* START Records shown *

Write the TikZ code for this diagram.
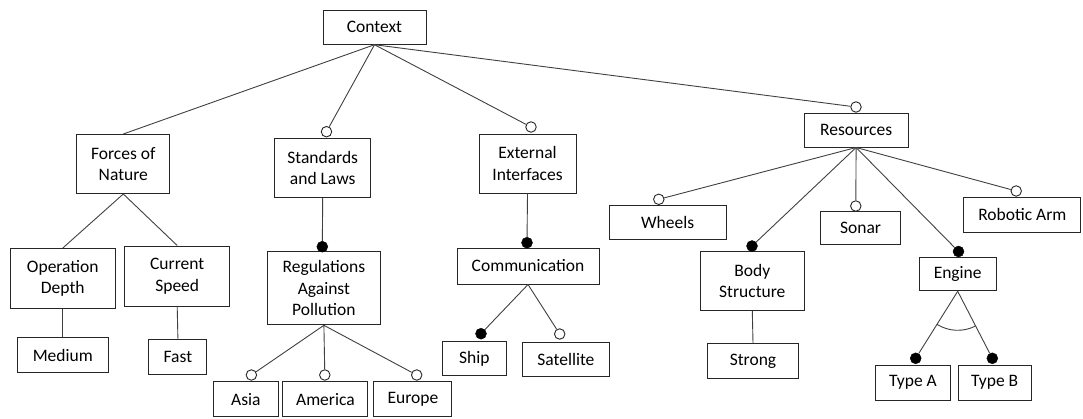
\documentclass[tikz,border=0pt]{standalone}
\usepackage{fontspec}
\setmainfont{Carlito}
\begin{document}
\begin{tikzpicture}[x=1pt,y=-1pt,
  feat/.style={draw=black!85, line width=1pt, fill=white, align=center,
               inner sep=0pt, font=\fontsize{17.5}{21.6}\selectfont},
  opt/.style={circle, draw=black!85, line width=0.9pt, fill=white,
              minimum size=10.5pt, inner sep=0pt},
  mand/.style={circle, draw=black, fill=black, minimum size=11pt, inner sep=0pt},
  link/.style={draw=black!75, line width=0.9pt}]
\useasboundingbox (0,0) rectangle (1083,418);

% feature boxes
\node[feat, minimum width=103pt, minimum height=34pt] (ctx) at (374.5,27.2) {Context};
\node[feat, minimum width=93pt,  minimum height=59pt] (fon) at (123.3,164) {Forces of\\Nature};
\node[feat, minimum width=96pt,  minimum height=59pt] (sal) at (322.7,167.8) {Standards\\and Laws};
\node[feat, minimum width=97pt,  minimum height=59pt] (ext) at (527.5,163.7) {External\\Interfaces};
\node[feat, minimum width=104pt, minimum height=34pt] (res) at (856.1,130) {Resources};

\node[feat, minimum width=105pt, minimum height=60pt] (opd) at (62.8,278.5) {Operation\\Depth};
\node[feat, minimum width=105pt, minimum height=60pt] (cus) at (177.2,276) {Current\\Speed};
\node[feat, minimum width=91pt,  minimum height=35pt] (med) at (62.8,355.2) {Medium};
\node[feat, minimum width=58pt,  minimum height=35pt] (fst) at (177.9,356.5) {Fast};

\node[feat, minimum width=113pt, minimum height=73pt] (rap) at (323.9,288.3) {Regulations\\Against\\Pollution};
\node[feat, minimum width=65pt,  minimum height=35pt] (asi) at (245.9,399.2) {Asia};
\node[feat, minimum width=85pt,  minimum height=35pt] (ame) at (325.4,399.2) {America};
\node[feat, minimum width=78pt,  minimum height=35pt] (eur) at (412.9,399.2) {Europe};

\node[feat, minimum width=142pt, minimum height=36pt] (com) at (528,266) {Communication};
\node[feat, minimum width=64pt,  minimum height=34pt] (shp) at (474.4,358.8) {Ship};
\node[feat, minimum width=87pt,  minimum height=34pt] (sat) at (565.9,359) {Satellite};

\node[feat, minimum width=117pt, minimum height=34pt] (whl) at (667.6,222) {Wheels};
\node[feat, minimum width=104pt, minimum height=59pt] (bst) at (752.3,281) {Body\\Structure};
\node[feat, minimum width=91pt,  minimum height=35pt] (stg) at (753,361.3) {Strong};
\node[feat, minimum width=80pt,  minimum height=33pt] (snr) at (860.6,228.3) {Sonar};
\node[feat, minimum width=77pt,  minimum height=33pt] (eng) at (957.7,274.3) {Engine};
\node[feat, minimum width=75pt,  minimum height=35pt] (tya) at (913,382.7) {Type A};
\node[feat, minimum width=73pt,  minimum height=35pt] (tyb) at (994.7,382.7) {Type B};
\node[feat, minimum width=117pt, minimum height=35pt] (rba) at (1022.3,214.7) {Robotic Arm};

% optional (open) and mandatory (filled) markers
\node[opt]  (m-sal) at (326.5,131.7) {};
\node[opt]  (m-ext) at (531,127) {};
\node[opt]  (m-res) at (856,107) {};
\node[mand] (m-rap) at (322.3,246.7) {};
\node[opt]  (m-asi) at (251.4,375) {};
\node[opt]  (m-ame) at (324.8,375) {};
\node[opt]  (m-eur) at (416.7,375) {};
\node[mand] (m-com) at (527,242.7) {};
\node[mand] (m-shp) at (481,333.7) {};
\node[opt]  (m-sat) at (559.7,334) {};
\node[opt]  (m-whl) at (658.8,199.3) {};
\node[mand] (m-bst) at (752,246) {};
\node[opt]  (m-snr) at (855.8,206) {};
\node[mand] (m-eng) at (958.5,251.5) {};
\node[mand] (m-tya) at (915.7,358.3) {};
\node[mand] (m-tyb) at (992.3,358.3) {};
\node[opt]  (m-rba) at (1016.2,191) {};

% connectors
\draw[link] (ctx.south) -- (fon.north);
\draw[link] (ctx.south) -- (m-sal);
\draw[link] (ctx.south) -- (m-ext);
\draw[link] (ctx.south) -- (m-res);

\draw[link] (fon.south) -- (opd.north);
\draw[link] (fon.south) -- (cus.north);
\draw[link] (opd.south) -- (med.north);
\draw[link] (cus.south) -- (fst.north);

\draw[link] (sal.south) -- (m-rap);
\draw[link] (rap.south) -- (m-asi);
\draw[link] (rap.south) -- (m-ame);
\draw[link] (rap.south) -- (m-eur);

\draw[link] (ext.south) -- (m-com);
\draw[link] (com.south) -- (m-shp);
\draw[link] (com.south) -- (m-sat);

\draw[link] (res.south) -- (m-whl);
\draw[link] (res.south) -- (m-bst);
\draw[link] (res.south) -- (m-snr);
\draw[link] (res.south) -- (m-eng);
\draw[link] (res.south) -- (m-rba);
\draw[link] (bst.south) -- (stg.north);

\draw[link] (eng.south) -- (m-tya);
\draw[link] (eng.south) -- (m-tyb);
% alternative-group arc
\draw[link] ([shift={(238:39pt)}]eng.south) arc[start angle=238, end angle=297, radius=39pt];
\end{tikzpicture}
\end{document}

* END Records shown *
* START Records shown *

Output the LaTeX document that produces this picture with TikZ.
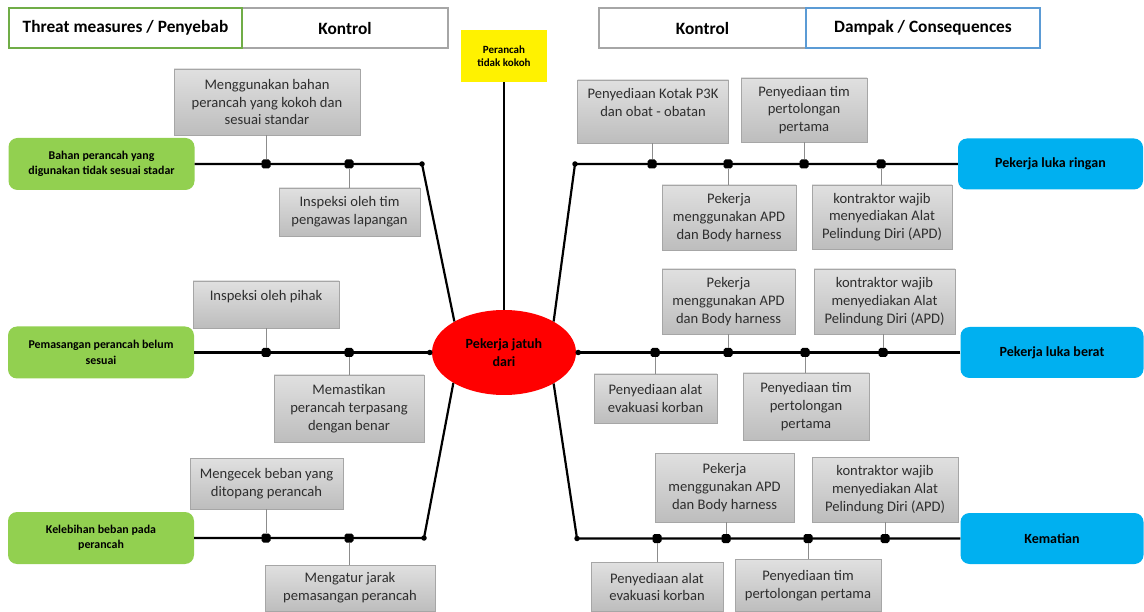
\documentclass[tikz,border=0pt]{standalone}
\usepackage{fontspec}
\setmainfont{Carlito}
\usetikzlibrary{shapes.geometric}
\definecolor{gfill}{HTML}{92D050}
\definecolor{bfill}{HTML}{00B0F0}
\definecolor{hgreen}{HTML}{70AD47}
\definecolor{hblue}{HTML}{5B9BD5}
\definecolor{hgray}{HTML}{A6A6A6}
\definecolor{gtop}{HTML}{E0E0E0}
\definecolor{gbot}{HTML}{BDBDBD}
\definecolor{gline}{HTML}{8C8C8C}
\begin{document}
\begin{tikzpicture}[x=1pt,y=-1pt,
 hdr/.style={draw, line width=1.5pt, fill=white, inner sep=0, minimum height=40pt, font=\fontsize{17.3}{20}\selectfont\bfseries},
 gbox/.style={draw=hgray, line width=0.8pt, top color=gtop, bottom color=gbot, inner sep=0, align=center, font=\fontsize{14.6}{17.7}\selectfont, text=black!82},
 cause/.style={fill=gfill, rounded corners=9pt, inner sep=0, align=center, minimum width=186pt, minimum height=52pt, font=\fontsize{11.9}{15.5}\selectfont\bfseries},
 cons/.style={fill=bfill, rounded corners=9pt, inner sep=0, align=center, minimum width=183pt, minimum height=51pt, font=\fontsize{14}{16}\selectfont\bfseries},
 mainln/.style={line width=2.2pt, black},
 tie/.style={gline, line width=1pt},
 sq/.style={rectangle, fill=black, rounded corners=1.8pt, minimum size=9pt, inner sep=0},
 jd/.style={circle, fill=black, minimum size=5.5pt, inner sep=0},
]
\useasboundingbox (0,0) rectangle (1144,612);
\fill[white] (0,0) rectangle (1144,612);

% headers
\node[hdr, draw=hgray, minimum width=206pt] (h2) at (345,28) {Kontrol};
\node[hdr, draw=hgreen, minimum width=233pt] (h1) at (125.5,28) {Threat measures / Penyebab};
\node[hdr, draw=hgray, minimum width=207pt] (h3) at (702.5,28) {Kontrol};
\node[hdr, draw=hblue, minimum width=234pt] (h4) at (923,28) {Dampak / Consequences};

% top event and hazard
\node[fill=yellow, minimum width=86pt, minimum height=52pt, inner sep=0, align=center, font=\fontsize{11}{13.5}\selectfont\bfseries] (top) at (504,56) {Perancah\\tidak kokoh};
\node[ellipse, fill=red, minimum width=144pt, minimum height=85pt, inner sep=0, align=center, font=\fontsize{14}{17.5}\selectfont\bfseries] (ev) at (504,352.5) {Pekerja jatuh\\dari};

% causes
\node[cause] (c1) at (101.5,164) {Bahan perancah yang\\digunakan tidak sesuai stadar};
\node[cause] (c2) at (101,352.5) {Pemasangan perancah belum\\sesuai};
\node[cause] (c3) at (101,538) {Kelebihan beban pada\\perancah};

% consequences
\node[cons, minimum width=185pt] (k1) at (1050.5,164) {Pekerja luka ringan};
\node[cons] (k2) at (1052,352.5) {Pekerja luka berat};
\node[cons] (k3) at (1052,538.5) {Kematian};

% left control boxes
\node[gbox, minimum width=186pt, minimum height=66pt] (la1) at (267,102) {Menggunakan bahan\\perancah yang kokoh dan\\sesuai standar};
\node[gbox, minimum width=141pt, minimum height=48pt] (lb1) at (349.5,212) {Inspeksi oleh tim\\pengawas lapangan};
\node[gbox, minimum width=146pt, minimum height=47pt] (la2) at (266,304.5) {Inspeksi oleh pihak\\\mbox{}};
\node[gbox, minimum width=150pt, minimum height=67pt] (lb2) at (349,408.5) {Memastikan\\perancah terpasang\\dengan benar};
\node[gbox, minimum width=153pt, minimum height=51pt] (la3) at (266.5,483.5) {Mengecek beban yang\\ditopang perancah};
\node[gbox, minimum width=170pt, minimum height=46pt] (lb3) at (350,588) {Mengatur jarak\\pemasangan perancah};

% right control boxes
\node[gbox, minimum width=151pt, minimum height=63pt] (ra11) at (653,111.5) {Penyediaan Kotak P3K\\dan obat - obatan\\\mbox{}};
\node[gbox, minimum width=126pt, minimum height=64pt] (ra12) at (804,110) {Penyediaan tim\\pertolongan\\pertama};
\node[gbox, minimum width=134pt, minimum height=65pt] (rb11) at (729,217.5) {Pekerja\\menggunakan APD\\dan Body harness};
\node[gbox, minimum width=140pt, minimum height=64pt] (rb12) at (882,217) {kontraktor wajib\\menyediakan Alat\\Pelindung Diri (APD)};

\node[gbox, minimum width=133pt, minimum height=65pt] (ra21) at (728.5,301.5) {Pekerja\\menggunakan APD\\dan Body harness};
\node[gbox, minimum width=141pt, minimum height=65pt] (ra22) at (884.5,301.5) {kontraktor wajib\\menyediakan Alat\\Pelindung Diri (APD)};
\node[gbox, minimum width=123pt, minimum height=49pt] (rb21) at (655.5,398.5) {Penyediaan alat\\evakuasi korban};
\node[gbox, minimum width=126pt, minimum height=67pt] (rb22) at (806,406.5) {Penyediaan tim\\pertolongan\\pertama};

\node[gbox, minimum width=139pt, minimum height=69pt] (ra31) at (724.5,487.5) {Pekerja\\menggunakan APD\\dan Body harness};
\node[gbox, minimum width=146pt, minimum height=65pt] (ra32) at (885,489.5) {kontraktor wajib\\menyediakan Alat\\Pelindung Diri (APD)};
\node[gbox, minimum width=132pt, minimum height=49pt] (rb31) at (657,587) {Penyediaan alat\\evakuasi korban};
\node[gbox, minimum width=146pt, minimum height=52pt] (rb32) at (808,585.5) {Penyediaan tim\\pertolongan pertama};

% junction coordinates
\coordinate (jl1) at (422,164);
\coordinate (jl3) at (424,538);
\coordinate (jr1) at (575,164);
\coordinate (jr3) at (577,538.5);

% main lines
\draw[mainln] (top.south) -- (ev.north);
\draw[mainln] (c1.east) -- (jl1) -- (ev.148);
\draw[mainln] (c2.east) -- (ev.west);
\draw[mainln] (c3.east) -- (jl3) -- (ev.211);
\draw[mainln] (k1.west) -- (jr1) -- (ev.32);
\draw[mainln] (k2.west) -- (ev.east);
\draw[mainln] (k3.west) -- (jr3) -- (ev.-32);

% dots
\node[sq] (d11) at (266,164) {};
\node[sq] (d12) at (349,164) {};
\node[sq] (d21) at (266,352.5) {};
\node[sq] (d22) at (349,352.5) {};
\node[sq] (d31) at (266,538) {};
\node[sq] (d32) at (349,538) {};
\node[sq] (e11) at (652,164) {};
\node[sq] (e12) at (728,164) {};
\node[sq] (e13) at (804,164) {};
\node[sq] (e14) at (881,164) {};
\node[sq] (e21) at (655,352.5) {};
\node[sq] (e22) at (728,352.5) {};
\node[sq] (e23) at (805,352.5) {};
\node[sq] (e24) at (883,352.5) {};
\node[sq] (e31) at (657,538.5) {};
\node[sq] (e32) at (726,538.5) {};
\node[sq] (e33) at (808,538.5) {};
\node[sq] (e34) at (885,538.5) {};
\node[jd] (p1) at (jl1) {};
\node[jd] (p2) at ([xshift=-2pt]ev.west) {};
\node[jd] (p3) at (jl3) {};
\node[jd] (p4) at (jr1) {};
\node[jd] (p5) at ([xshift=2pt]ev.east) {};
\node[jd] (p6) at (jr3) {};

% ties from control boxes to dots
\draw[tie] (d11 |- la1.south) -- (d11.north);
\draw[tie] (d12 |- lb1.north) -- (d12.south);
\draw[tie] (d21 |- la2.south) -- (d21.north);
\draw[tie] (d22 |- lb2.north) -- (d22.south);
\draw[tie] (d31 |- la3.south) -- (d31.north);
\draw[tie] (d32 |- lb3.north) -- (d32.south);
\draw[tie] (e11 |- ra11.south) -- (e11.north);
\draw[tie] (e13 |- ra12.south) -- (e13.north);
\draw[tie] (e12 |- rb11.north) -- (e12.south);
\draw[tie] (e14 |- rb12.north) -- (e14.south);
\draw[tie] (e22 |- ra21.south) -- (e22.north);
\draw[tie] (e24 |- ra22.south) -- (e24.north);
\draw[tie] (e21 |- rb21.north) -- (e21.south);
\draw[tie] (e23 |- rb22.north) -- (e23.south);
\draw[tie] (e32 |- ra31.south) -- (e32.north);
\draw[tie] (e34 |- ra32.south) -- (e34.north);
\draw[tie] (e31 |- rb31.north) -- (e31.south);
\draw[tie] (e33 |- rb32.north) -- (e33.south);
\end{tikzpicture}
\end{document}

* END Records shown *

- **Exercise details**:
Write out the lines beginning with the one that contains "Write the TikZ code for this diagram." and ending with the one that contains "(0,0) rectangle (1083,418);", exactly as given. Leave pictures out.

- **Answer to this exercise**:
Write the TikZ code for this diagram.
\documentclass[tikz,border=0pt]{standalone}
\usepackage{fontspec}
\setmainfont{Carlito}
\begin{document}
\begin{tikzpicture}[x=1pt,y=-1pt,
  feat/.style={draw=black!85, line width=1pt, fill=white, align=center,
               inner sep=0pt, font=\fontsize{17.5}{21.6}\selectfont},
  opt/.style={circle, draw=black!85, line width=0.9pt, fill=white,
              minimum size=10.5pt, inner sep=0pt},
  mand/.style={circle, draw=black, fill=black, minimum size=11pt, inner sep=0pt},
  link/.style={draw=black!75, line width=0.9pt}]
\useasboundingbox (0,0) rectangle (1083,418);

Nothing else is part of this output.